Ever since I’ve decided to get better at personal finance, I’ve been calculating net worth for myself and later for two of us. Of course, during first couple of years it was mostly negative because I borrowed too much and had a tendency to spend every dollar I’ve made.
In fact it was just sad:
My assets: $124.45 on my checking account
My liabilities: $12,400 in student loans + 9,700 on credit cards
Net worth: - $21,975.55
(These are my actual numbers circa 2004!)
Of course, now our net worth statements look much more positive (check out our net worth update from 2014).

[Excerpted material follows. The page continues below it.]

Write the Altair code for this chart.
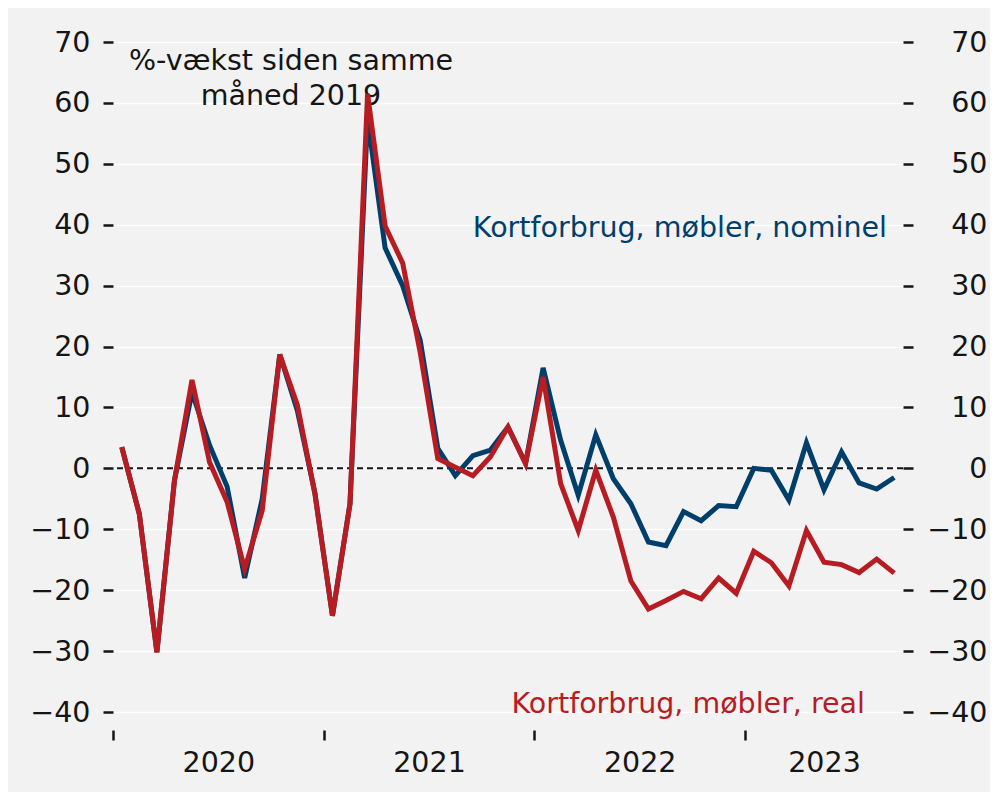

But I believe you should be calculating net worth even if you’re broke. You might say - heck, why should I? Net worth statements are for rich people who have money, stocks, and flying cars. Why should broke people bother with this?
Reason #1: Calculating net worth showed where I am going financially.
For example, my awesome negative net worth of $22,000 wasn’t something positive by itself. In fact, it was embarrassing. But if next month I saw a slight decrease of my liabilities (fancy word for “debts”) and increased cash, this would mean I’m moving in a positive direction and slowly but surely going towards being positive. And seeing progress is fantastic especially if you’re broke.
Even if my net worth increased by lousy $500 towards being positive, it would give me a jolt of energy to keep working at it. Would I have the same energy if I didn’t know I was moving in the right direction? Doubt it.
Reason #2: Calculating net worth removed the fog of war and gave me clarity
When I was just starting out, I was genuinely afraid to open my mail. I knew I owed money, and I knew it was a lot of money. But I was very sheepish to face it - hey, maybe if I ignore the bills they’ll go away. Heck no! They just kept coming. Shortly after, they started calling me and demanding payments. Only after I laid out all of my bills and all of my statement, I was ready to deal with them. Only after I’ve calculated how much I owed vs. how much I actually have, I’ve understood the severity of the situation. And only then it became crystal clear to me that I need to do something about it.
It was stupid of me to ignore my problems hoping they’ll just go away. Interestingly enough, my imagination painted a picture that was much worse than reality was. Yes, it was bad. But for some reason my imagination made it much worse. Only when I’ve calculated my first net worth statement showing how much I owe between all the accounts, it became clear to me the situation isn’t as bad as I felt.
Reason #3: Calculating net worth shows us how close we are to our goals
We have a few goals and dreams we’d like to be able to achieve and slowly but surely working towards them:
- Being able to help our parents financially in retirement (if necessary)
- Give our future children a great childhood full of memories and experiences
- Travel extensively
- Reach financial independence and only work because we want to, not because we have to.
Let’s face it, all of these goals are achievable given enough money. But how would we know if we reached them or not without calculating net worth for ourselves?
Calculating net worth for your household:
Crunching numbers is the easy part. In fact, you can probably do it in less than 30 minutes:
Step 1: Make a list of all of your assets. Include the following major items:
- Balances on your checking and savings accounts
- Total value of the stocks and bonds you own (IRA, 401(k), RRSP, TFSA, unregistered accounts, etc.)
- Fair market value of your house and any other properties
- Equity in business ventures
- Fair market value of your vehicles and other significant items such as coin collections, jewelery, etc.
Step 2: Make a list of all of your debts. Include the following:
- Mortgages attached to your properties
- Credit cards and lines of credit balances
- Student loans, personal loans, auto loans, loans from your parents
Step 3: Subtract debts from your assets. The resulting number is your net worth.